We have discussed the issue of who draws legislative district boundaries during the redistricting process. Do voters choose their representatives, or do representatives choose their voters? The criteria for drawing boundaries may be an even more important issue than who draws those boundaries in answering this question in favor of voters.

There are some requirements that must be met by all states when redrawing district boundaries. All must comply with constitutional equal population requirements. Districts for the houses of the General Assembly and the US House of Representatives must be approximately equal in population. Also, all states must abide by the requirements of Section 2 of the Voting Rights Act (VRA), although South Carolina and other states are no longer subject to preclearance of voting changes under Section 5 of the VRA. The VRA is an extremely important protection that allows minorities to elect representation of their choice.

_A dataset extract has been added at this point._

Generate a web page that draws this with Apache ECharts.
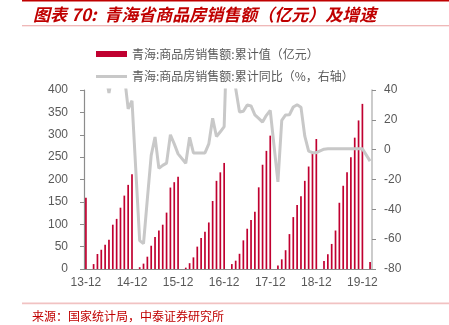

Court cases over the years have established more specific guidelines for how these universal requirements are implemented. Within those boundaries, each house of the SC General Assembly has created its own specific criteria.  In 2011 the South Carolina Senate issued its criteria, which are available at The House also issued criteria, available at The House criteria of 2011, interestingly, include “Incumbent Protection” as a specific requirement.

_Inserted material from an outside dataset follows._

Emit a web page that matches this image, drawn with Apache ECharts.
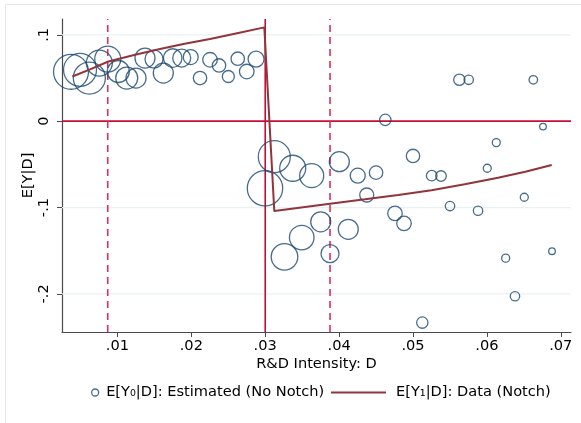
<!DOCTYPE html>
<html>
<head>
<meta charset="utf-8">
<script src="https://cdn.jsdelivr.net/npm/echarts@6/dist/echarts.min.js"></script>
<style>
html,body{margin:0;padding:0;background:#fff;}
#chart{width:581px;height:423px;}
</style>
</head>
<body>
<div id="chart"></div>
<script>
// Estimated E[Y0|D] bins: R&D intensity, outcome, bin weight
const estD = [0.00372,0.00494,0.0062,0.00755,0.00869,0.01012,0.01126,0.01252,0.01373,0.01495,
  0.01621,0.01748,0.0187,0.01992,0.02118,0.02253,0.02375,0.02501,0.02628,0.0275,0.02876,
  0.02997,0.03123,0.03372,0.03629,0.04003,0.04252,0.045,0.04374,0.04625,0.05,0.05253,0.05379,
  0.05627,0.05754,0.06005,0.06127,0.06628,0.06759,0.06506,0.05501,0.0588,0.04756,0.04878,
  0.03751,0.04124,0.03494,0.03261,0.03877,0.06254,0.06881,0.0638,0.05126];
const estY = [0.0572,0.0595,0.0499,0.0673,0.0719,0.0575,0.0499,0.0499,0.0731,0.0719,
  0.0557,0.0731,0.0731,0.0742,0.0499,0.0711,0.0645,0.0517,0.0723,0.0575,0.0719,
  -0.0777,-0.0411,-0.0545,-0.0631,-0.0469,-0.0631,-0.0596,-0.0855,0.0015,-0.0403,-0.0631,-0.0635,
  0.0479,0.0479,-0.0545,-0.0248,0.0479,-0.0063,-0.0881,-0.0983,-0.1037,-0.1067,-0.1183,
  -0.1165,-0.1252,-0.1348,-0.1571,-0.1534,-0.1586,-0.1505,-0.2027,-0.2332];
const estW = [306,272,256,169,169,121,121,100,100,81,
  100,86,81,56,45,53,45,36,45,53,64,
  313,256,169,144,100,56,45,49,32,45,28,28,
  32,22,16,16,18,11,16,22,22,53,53,
  100,100,151,177,81,16,11,22,32];

// Observed E[Y1|D] curve (with notch)
const lineD = [0.0039,0.0063,0.00877,0.0124,0.01576,0.0191,0.02253,0.0262,0.02988,
  0.03123,0.03877,0.0435,0.048,0.0525,0.057,0.0615,0.0652,0.06877];
const lineY = [0.0517,0.060,0.0691,0.0769,0.0835,0.0897,0.0951,0.1019,0.1086,
  -0.1041,-0.0956,-0.0905,-0.0855,-0.080,-0.0731,-0.0654,-0.0585,-0.0507];

// Reference lines
const notchD = 0.03;
const dashedD = [0.00869, 0.03877];
const zeroY = 0;
const gridY = [-0.2, -0.1, 0.1];

// Axis ranges and ticks
const xRange = [0.0025, 0.07138];
const yRange = [-0.2441, 0.1183];
const xTicks = [0.01,0.02,0.03,0.04,0.05,0.06,0.07];
const xTickLabels = ['.01','.02','.03','.04','.05','.06','.07'];
const yTicks = [-0.2,-0.1,0,0.1];
const yTickLabels = ['-.2','-.1','0','.1'];

const nameEst = 'E[Y\u2080|D]: Estimated (No Notch)';
const nameObs = 'E[Y\u2081|D]: Data (Notch)';

const FONT = 'DejaVu Sans';
const FS = 14.6;
const chart = echarts.init(document.getElementById('chart'), null, {renderer:'canvas'});

function labelFor(ticks, labels){
  return function(v){
    for (let i=0;i<ticks.length;i++){ if (Math.abs(v-ticks[i])<1e-9) return labels[i]; }
    return '';
  };
}

function vLine(v, style, z){
  return {type:'line', data:[[v, yRange[0]],[v, yRange[1]]], symbol:'none', silent:true, z:z,
    lineStyle:style, emphasis:{disabled:true}, tooltip:{show:false}};
}
function hLine(v, style, z){
  return {type:'line', data:[[xRange[0], v],[xRange[1], v]], symbol:'none', silent:true, z:z,
    lineStyle:style, emphasis:{disabled:true}, tooltip:{show:false}};
}

const refSeries = []
  .concat(gridY.map(v => hLine(v, {color:'#eaf1f2', width:1.2, type:'solid'}, 1)))
  .concat([hLine(zeroY, {color:'#c40f35', width:1.6, type:'solid'}, 2)])
  .concat([vLine(notchD, {color:'#c40f35', width:1.6, type:'solid'}, 2)])
  .concat(dashedD.map(v => vLine(v, {color:'#dc2f60', width:1.6, type:[7,5]}, 2)));

const option = {
  animation:false,
  backgroundColor:'#ffffff',
  graphic:[{type:'rect', shape:{x:5.5,y:4.5,width:620,height:460}, style:{fill:'none', stroke:'#e2e8eb', lineWidth:1}, silent:true, z:-10}],
  grid:{left:62, top:19, right:10, bottom:91, containLabel:false},
  xAxis:{
    type:'value', min:xRange[0], max:xRange[1],
    name:'R&D Intensity: D', nameLocation:'middle', nameGap:24.5, nameMoveOverlap:false,
    nameTextStyle:{fontFamily:FONT, fontSize:FS, color:'#000'},
    axisLine:{show:true, onZero:false, lineStyle:{color:'#4a4a4a', width:1.2}},
    axisTick:{show:true, length:5, customValues:xTicks, lineStyle:{color:'#4a4a4a'}},
    axisLabel:{customValues:xTicks, formatter:labelFor(xTicks,xTickLabels), margin:7, fontFamily:FONT, fontSize:FS, color:'#000'},
    splitLine:{show:false}
  },
  yAxis:{
    type:'value', min:yRange[0], max:yRange[1],
    name:'E[Y|D]', nameLocation:'middle', nameGap:26, nameRotate:90, nameMoveOverlap:false,
    nameTextStyle:{fontFamily:FONT, fontSize:FS, color:'#000'},
    axisLine:{show:true, onZero:false, lineStyle:{color:'#4a4a4a', width:1.2}},
    axisTick:{show:true, length:5, customValues:yTicks, lineStyle:{color:'#4a4a4a'}},
    axisLabel:{customValues:yTicks, rotate:90, formatter:labelFor(yTicks,yTickLabels), margin:10, fontFamily:FONT, fontSize:FS, color:'#000'},
    splitLine:{show:false}
  },
  legend:[
    {data:[nameEst], left:91, top:385, itemWidth:12, itemHeight:7, padding:0,
     icon:'circle',
     itemStyle:{color:'rgba(0,0,0,0)', borderColor:'#1a476f', borderWidth:1.3},
     textStyle:{fontFamily:FONT, fontSize:FS, color:'#000'}},
    {data:[nameObs], left:331, top:385, itemWidth:55, itemHeight:2, padding:0,
     icon:'rect', itemStyle:{color:'#90353b'},
     textStyle:{fontFamily:FONT, fontSize:FS, color:'#000', padding:[0,0,0,5]}}
  ],
  series: refSeries.concat([
    {
      type:'scatter', name:nameEst, z:3,
      data: estD.map((d,i)=>[d, estY[i], estW[i]]),
      symbol:'circle',
      symbolSize: v => 2*Math.sqrt(v[2]),
      itemStyle:{color:'rgba(0,0,0,0)', borderColor:'#1a476f', borderWidth:1.3},
      emphasis:{disabled:true}
    },
    {
      type:'line', name:nameObs, z:4,
      data: lineD.map((d,i)=>[d, lineY[i]]),
      symbol:'none', showSymbol:false, smooth:false,
      lineStyle:{color:'#90353b', width:2},
      itemStyle:{color:'#90353b'},
      emphasis:{disabled:true}
    }
  ])
};
chart.setOption(option);
</script>
</body>
</html>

The League of Women Voters believes that criteria should be enacted in law, rather than established through temporary guidelines. And, we believe that criteria should prohibit protecting either incumbent individuals or political parties. How would we achieve this?

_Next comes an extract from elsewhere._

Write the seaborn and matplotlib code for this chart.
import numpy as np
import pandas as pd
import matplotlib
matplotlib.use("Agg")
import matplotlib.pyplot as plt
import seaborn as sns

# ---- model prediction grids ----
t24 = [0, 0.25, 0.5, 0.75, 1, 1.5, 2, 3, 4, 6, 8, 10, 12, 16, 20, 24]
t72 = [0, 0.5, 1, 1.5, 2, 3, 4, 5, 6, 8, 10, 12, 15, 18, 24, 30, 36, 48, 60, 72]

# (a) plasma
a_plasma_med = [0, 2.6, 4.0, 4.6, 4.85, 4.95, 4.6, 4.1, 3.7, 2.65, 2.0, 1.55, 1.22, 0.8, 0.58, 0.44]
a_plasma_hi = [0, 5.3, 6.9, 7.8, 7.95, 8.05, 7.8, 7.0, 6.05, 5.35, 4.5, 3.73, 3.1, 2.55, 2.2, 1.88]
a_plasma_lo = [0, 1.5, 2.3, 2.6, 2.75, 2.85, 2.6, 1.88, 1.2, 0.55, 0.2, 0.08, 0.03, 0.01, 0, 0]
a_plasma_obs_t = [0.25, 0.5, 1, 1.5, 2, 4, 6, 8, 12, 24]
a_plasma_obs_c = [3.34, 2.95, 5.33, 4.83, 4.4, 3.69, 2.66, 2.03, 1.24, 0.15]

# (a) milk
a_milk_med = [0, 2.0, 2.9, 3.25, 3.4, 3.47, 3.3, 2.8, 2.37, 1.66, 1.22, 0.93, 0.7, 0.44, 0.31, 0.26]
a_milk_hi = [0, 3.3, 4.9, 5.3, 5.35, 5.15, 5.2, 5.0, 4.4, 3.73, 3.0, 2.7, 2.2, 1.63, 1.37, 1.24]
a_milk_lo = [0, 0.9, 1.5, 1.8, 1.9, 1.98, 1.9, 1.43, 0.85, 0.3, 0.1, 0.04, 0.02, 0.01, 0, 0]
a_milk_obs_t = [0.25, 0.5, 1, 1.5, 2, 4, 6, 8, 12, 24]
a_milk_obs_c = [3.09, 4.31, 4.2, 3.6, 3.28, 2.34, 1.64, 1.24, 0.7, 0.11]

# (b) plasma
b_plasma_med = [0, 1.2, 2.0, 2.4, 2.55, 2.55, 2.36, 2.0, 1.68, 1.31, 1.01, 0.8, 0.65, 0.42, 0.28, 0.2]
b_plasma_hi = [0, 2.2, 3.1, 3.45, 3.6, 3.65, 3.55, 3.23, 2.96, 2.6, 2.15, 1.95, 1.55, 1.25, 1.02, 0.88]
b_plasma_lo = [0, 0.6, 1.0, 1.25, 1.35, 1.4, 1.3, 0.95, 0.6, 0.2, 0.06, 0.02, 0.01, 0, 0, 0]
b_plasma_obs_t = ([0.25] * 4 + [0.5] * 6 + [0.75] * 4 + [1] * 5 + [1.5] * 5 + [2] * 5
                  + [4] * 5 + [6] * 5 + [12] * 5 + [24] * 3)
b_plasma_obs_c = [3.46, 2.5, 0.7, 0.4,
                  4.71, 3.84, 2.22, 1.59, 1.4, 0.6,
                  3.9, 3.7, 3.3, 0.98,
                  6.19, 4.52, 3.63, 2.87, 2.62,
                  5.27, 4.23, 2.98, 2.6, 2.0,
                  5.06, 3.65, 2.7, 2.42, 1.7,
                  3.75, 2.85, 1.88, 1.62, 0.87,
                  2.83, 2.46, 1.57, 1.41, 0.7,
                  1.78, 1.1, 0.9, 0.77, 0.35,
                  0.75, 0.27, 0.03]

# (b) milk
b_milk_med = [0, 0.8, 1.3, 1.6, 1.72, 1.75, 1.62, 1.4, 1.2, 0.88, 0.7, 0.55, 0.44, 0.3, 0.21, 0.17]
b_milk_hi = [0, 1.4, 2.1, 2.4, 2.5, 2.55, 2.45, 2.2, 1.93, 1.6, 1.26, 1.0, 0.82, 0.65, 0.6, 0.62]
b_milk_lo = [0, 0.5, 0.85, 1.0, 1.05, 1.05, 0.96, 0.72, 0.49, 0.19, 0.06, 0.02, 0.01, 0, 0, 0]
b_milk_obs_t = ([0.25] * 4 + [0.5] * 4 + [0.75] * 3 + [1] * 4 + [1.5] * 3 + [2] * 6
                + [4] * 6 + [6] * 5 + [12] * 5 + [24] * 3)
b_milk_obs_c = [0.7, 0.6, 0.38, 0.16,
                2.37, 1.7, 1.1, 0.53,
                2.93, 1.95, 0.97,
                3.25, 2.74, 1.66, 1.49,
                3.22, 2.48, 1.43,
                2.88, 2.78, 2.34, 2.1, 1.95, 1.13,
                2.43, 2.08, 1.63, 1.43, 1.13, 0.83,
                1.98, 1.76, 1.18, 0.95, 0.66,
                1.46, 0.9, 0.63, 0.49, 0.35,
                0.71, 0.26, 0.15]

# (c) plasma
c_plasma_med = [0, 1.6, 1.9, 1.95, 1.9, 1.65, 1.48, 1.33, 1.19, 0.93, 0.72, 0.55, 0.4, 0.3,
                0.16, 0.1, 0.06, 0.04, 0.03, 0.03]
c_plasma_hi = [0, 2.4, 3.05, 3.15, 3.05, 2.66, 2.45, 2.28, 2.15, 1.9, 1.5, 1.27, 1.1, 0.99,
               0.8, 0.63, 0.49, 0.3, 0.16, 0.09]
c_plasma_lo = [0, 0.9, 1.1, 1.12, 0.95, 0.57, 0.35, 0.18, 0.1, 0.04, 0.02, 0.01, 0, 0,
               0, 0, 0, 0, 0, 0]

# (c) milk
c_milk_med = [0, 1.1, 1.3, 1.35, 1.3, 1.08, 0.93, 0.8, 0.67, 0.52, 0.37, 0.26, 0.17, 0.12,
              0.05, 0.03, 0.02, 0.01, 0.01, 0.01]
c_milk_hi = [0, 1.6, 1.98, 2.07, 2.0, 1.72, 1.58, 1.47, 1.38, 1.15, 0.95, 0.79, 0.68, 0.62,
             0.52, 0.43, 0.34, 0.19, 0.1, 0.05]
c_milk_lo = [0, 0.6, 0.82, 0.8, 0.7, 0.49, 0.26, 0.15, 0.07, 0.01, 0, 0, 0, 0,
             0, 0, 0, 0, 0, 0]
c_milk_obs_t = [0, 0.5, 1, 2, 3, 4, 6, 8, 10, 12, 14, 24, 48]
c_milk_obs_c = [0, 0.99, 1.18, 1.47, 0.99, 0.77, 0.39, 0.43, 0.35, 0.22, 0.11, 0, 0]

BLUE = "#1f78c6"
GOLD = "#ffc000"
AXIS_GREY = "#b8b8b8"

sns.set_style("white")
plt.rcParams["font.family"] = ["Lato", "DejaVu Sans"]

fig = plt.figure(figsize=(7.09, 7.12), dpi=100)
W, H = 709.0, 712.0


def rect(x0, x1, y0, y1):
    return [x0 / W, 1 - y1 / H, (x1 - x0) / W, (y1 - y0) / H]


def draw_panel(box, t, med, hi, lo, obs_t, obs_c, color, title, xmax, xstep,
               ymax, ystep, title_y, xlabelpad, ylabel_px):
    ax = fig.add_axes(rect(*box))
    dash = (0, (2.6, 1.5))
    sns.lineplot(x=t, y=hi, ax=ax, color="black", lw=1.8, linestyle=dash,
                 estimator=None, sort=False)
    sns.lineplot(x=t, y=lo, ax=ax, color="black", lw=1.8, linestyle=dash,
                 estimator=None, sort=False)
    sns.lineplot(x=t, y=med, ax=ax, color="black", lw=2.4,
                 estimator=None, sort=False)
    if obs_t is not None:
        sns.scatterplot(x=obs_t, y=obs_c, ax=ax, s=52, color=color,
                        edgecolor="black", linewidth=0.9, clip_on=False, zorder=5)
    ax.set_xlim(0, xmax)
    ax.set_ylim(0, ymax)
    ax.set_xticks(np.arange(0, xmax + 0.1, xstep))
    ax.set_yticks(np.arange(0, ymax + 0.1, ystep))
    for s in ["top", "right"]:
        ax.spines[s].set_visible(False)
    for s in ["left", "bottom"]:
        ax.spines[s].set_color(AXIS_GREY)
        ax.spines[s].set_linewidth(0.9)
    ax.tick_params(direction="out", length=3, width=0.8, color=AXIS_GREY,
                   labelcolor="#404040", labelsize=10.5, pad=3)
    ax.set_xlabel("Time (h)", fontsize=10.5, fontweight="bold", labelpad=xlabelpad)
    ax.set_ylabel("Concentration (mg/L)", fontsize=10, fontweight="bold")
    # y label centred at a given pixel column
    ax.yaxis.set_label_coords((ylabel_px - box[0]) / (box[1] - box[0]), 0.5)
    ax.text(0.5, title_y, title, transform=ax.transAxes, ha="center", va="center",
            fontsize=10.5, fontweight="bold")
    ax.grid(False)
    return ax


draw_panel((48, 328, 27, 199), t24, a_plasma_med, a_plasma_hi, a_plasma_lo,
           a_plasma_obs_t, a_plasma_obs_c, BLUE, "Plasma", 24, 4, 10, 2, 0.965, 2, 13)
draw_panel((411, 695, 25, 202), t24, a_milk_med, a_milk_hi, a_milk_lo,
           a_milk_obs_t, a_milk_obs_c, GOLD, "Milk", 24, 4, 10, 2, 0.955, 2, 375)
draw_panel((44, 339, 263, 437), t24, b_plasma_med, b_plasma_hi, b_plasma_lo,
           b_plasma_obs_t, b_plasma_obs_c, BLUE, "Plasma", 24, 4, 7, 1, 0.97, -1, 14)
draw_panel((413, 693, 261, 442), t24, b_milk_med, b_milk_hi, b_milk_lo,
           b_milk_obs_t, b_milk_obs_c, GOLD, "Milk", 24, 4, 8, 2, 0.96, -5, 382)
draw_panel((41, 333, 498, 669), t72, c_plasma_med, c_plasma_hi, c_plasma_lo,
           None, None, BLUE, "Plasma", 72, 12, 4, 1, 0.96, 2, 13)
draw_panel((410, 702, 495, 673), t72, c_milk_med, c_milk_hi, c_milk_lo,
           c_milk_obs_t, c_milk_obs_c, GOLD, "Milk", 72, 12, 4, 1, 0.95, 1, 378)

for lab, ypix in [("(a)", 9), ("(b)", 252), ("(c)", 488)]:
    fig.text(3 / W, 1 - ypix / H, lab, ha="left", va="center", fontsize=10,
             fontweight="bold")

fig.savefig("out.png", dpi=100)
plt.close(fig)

The criteria embedded in our preferred redistricting legislation (H.3054 and S.230) seek to protect the interests of all citizens and do not allow protection of incumbents or parties:

Apportionment redistricting plans for the Senate, House of Representatives, and United States House of Representatives districts shall comply with the United States Constitution and the federal Voting Rights Act, 42 U.S.C. 1971, et seq. Redistricting plans must be comprised of districts that are geographically contiguous and, to the greatest extent possible, geographically compact, while maintaining and respecting the geographic integrity of any city, county, city and county, neighborhood, or communities of interest including, but not limited to, rural communities, coastal communities, or separation by geographic features such as lakes, major rivers, national forest, or mountains. Communities of interest may not be interpreted to include relationships with political parties, incumbency, or political candidates. The place of residence of an incumbent or a political candidate may not be considered in the apportionment of districts, nor shall districts be apportioned for the purpose of favoring or discriminating against an incumbent, political candidate, or political party. In drawing districts, the commission shall seek to achieve substantial population equality among districts with deviations for state House of Representatives and Senate districts allowable to achieve compliance with nondiscriminatory criteria.

There is little about the redistricting process that is simple. What is a “community of interest?” What does it mean to be geographically compact? To some extent, answers to these questions have been provided by a long series of federal court cases but there is still considerable room for interpretation. There probably always will be. However, we believe that the provisions of H.3054 and S.230 would establish a sound foundation for the redistricting process in South Carolina and should be adopted by the General Assembly to give citizens confidence that their votes matter, that they are not simply participating in a process in which the outcome has already been determined by representatives choosing their voters.